Start Information provided

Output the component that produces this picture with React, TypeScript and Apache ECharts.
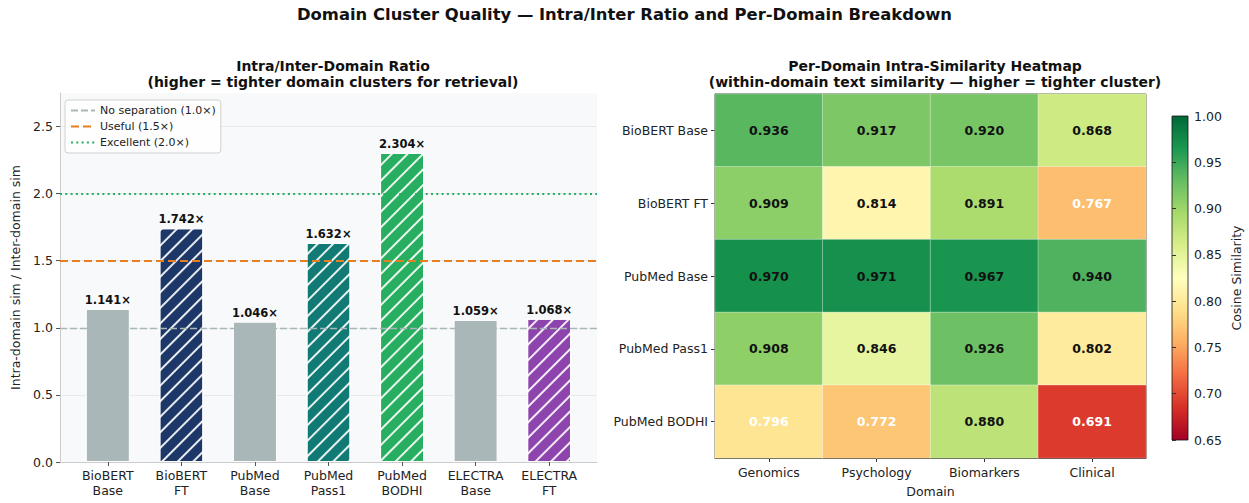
import React, { useEffect, useRef } from "react";
import * as echarts from "echarts";

const FONT = "DejaVu Sans";

const mainTitle = "Domain Cluster Quality — Intra/Inter Ratio and Per-Domain Breakdown";
const leftTitle = "Intra/Inter-Domain Ratio\n(higher = tighter domain clusters for retrieval)";
const rightTitle = "Per-Domain Intra-Similarity Heatmap\n(within-domain text similarity — higher = tighter cluster)";

const models = ["BioBERT\nBase", "BioBERT\nFT", "PubMed\nBase", "PubMed\nPass1", "PubMed\nBODHI", "ELECTRA\nBase", "ELECTRA\nFT"];
const ratios = [1.141, 1.742, 1.046, 1.632, 2.304, 1.059, 1.068];
const barColors = ["#aab7b8", "#1d3868", "#aab7b8", "#117a74", "#27ae60", "#aab7b8", "#8e44ad"];
const hatched = [false, true, false, true, true, false, true];

const thresholds = [1.0, 1.5, 2.0];
const thresholdNames = ["No separation (1.0×)", "Useful (1.5×)", "Excellent (2.0×)"];
const thresholdColors = ["#aab7b8", "#e67e22", "#27ae60"];
const thresholdDash = [[7, 3], [8, 4], [2, 3.3]];
const thresholdWidth = [1.4, 2, 2];

const yTicks = [0, 0.5, 1.0, 1.5, 2.0, 2.5];

const domains = ["Genomics", "Psychology", "Biomarkers", "Clinical"];
const heatRows = ["BioBERT Base", "BioBERT FT", "PubMed Base", "PubMed Pass1", "PubMed BODHI"];
const heatValues = [
  [0.936, 0.917, 0.920, 0.868],
  [0.909, 0.814, 0.891, 0.767],
  [0.970, 0.971, 0.967, 0.940],
  [0.908, 0.846, 0.926, 0.802],
  [0.796, 0.772, 0.880, 0.691],
];

const rdYlGn = ["#a50026", "#d73027", "#f46d43", "#fdae61", "#fee08b", "#ffffbf", "#d9ef8b", "#a6d96a", "#66bd63", "#1a9850", "#006837"];
const cMin = 0.65;
const cMax = 1.0;

export default function App() {
  const ref = useRef<HTMLDivElement>(null);
  useEffect(() => {
    document.body.style.margin = "0";
    if (!ref.current) return;
    const chart = echarts.init(ref.current, undefined, { renderer: "svg" });

    const xIdx = models.map((_, i) => i);

    const barData = ratios.map((v, i) => ({
      value: [i, v],
      itemStyle: {
        color: barColors[i],
        decal: hatched[i]
          ? {
              symbol: "rect",
              symbolSize: 1,
              dashArrayX: [1, 0],
              dashArrayY: [1.5, 9],
              rotation: -Math.PI / 4,
              color: "rgba(255,255,255,0.9)",
            }
          : "none",
      },
    }));

    const heatData: any[] = [];
    heatValues.forEach((row, r) =>
      row.forEach((v, c) =>
        heatData.push({
          value: [c, r, v],
          label: { color: v < 0.8 ? "#ffffff" : "#111111" },
        })
      )
    );

    const gradStops = rdYlGn
      .map((c, i) => ({ offset: 1 - i / (rdYlGn.length - 1), color: c }))
      .reverse();

    const thresholdSeries = thresholds.map((t, i) => ({
      type: "line",
      name: thresholdNames[i],
      xAxisIndex: 0,
      yAxisIndex: 0,
      data: [],
      symbol: "none",
      z: 1,
      lineStyle: { color: thresholdColors[i], type: thresholdDash[i], width: thresholdWidth[i] },
      itemStyle: { color: thresholdColors[i] },
      markLine: {
        silent: true,
        symbol: "none",
        label: { show: false },
        lineStyle: { color: thresholdColors[i], type: thresholdDash[i], width: thresholdWidth[i] },
        data: [{ yAxis: t }],
      },
    }));

    const axisText = { fontFamily: FONT, fontSize: 12.5, color: "#222" };

    chart.setOption({
      animation: false,
      textStyle: { fontFamily: FONT },
      title: [
        {
          text: mainTitle,
          left: "center",
          top: 1,
          textStyle: { fontFamily: FONT, fontSize: 16.4, fontWeight: "bold", color: "#111" },
        },
        {
          text: leftTitle,
          left: 328,
          top: 53,
          textAlign: "center",
          textStyle: { fontFamily: FONT, fontSize: 14, fontWeight: "bold", color: "#111", lineHeight: 16 },
        },
        {
          text: rightTitle,
          left: 930,
          top: 53,
          textAlign: "center",
          textStyle: { fontFamily: FONT, fontSize: 14, fontWeight: "bold", color: "#111", lineHeight: 16 },
        },
      ],
      legend: {
        left: 65,
        top: 100,
        orient: "vertical",
        itemWidth: 24,
        itemHeight: 8,
        itemGap: 5,
        padding: [5, 5, 5, 5],
        backgroundColor: "rgba(255,255,255,0.85)",
        borderColor: "#d0d0d0",
        borderWidth: 1,
        borderRadius: 3,
        itemStyle: { opacity: 0 },
        textStyle: { fontFamily: FONT, fontSize: 11, color: "#222" },
        data: thresholdNames,
      },
      grid: [
        { left: 60, top: 93, width: 537, height: 369, show: true, backgroundColor: "#f8f9fa", borderWidth: 0 },
        { left: 715, top: 94, width: 431, height: 368, show: true, borderColor: "#111", borderWidth: 1, backgroundColor: "transparent" },
        {
          left: 1172,
          top: 116,
          width: 16,
          height: 324,
          show: true,
          borderColor: "#111",
          borderWidth: 0.8,
          backgroundColor: new echarts.graphic.LinearGradient(0, 0, 0, 1, gradStops),
        },
      ],
      xAxis: [
        {
          type: "value",
          gridIndex: 0,
          min: -0.65,
          max: 6.65,
          splitLine: { show: false },
          axisLine: { show: true, onZero: false, lineStyle: { color: "#cccccc", width: 1 } },
          axisTick: { show: true, customValues: xIdx, length: 4, lineStyle: { color: "#555" } },
          axisLabel: {
            customValues: xIdx,
            formatter: (v: number) => models[Math.round(v)] ?? "",
            ...axisText,
            lineHeight: 15,
            margin: 6,
          },
        },
        {
          type: "category",
          gridIndex: 1,
          data: domains,
          position: "bottom",
          name: "Domain",
          nameLocation: "middle",
          nameGap: 27,
          nameTextStyle: { ...axisText },
          axisLine: { show: true, lineStyle: { color: "#111" } },
          axisTick: { show: true, alignWithLabel: true, length: 4, lineStyle: { color: "#333" } },
          axisLabel: { ...axisText, margin: 8 },
          splitLine: { show: false },
        },
        { type: "value", gridIndex: 2, show: false, min: 0, max: 1 },
      ],
      yAxis: [
        {
          type: "value",
          gridIndex: 0,
          min: 0,
          max: 2.75,
          name: "Intra-domain sim / Inter-domain sim",
          nameLocation: "middle",
          nameGap: 38,
          nameTextStyle: { fontFamily: FONT, fontSize: 12.5, color: "#222" },
          axisLine: { show: true, onZero: false, lineStyle: { color: "#cccccc" } },
          axisTick: { show: true, customValues: yTicks, length: 4, lineStyle: { color: "#555" } },
          axisLabel: { customValues: yTicks, formatter: (v: number) => v.toFixed(1), ...axisText, margin: 7 },
          splitLine: { show: true, lineStyle: { color: "#e6e8ea", width: 1 } },
        },
        {
          type: "category",
          gridIndex: 1,
          data: heatRows,
          inverse: true,
          axisLine: { show: true, lineStyle: { color: "#111" } },
          axisTick: { show: true, alignWithLabel: true, length: 4, lineStyle: { color: "#333" } },
          axisLabel: { ...axisText, margin: 7 },
          splitLine: { show: false },
        },
        {
          type: "value",
          gridIndex: 2,
          position: "right",
          min: cMin,
          max: cMax,
          interval: 0.05,
          name: "Cosine Similarity",
          nameLocation: "middle",
          nameRotate: 90,
          nameGap: 42,
          nameTextStyle: { fontFamily: FONT, fontSize: 12.5, color: "#222" },
          axisLine: { show: false },
          axisTick: { show: true, length: 4, lineStyle: { color: "#333" } },
          axisLabel: { formatter: (v: number) => v.toFixed(2), ...axisText, margin: 6 },
          splitLine: { show: false },
        },
      ],
      visualMap: {
        type: "continuous",
        show: false,
        min: cMin,
        max: cMax,
        dimension: 2,
        seriesIndex: 4,
        inRange: { color: rdYlGn },
      },
      series: [
        ...thresholdSeries,
        {
          type: "bar",
          name: "ratio",
          xAxisIndex: 0,
          yAxisIndex: 0,
          barWidth: 44,
          z: 3,
          data: barData,
          itemStyle: { borderColor: "#ffffff", borderWidth: 1 },
          label: {
            show: true,
            position: "top",
            distance: 3,
            formatter: (p: any) => p.value[1].toFixed(3) + "×",
            fontFamily: FONT,
            fontSize: 11.5,
            fontWeight: "bold",
            color: "#111",
          },
        },
        {
          type: "heatmap",
          name: "heat",
          xAxisIndex: 1,
          yAxisIndex: 1,
          data: heatData,
          itemStyle: { borderColor: "rgba(255,255,255,0.45)", borderWidth: 0.8 },
          label: {
            show: true,
            formatter: (p: any) => p.value[2].toFixed(3),
            fontFamily: FONT,
            fontSize: 12.5,
            fontWeight: "bold",
          },
        },
      ],
    });
    return () => chart.dispose();
  }, []);
  return <div ref={ref} style={{ width: 1249, height: 503 }} />;
}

End Information provided

▶ **Work to do**: Give back exactly the lines from the first line of the data through the line with "Intra-Similarity Heatmap\n(within-domain text", pictures excluded.

▶ **Answer to this task**:
Output the component that produces this picture with React, TypeScript and Apache ECharts.
import React, { useEffect, useRef } from "react";
import * as echarts from "echarts";

const FONT = "DejaVu Sans";

const mainTitle = "Domain Cluster Quality — Intra/Inter Ratio and Per-Domain Breakdown";
const leftTitle = "Intra/Inter-Domain Ratio\n(higher = tighter domain clusters for retrieval)";
const rightTitle = "Per-Domain Intra-Similarity Heatmap\n(within-domain text similarity — higher = tighter cluster)";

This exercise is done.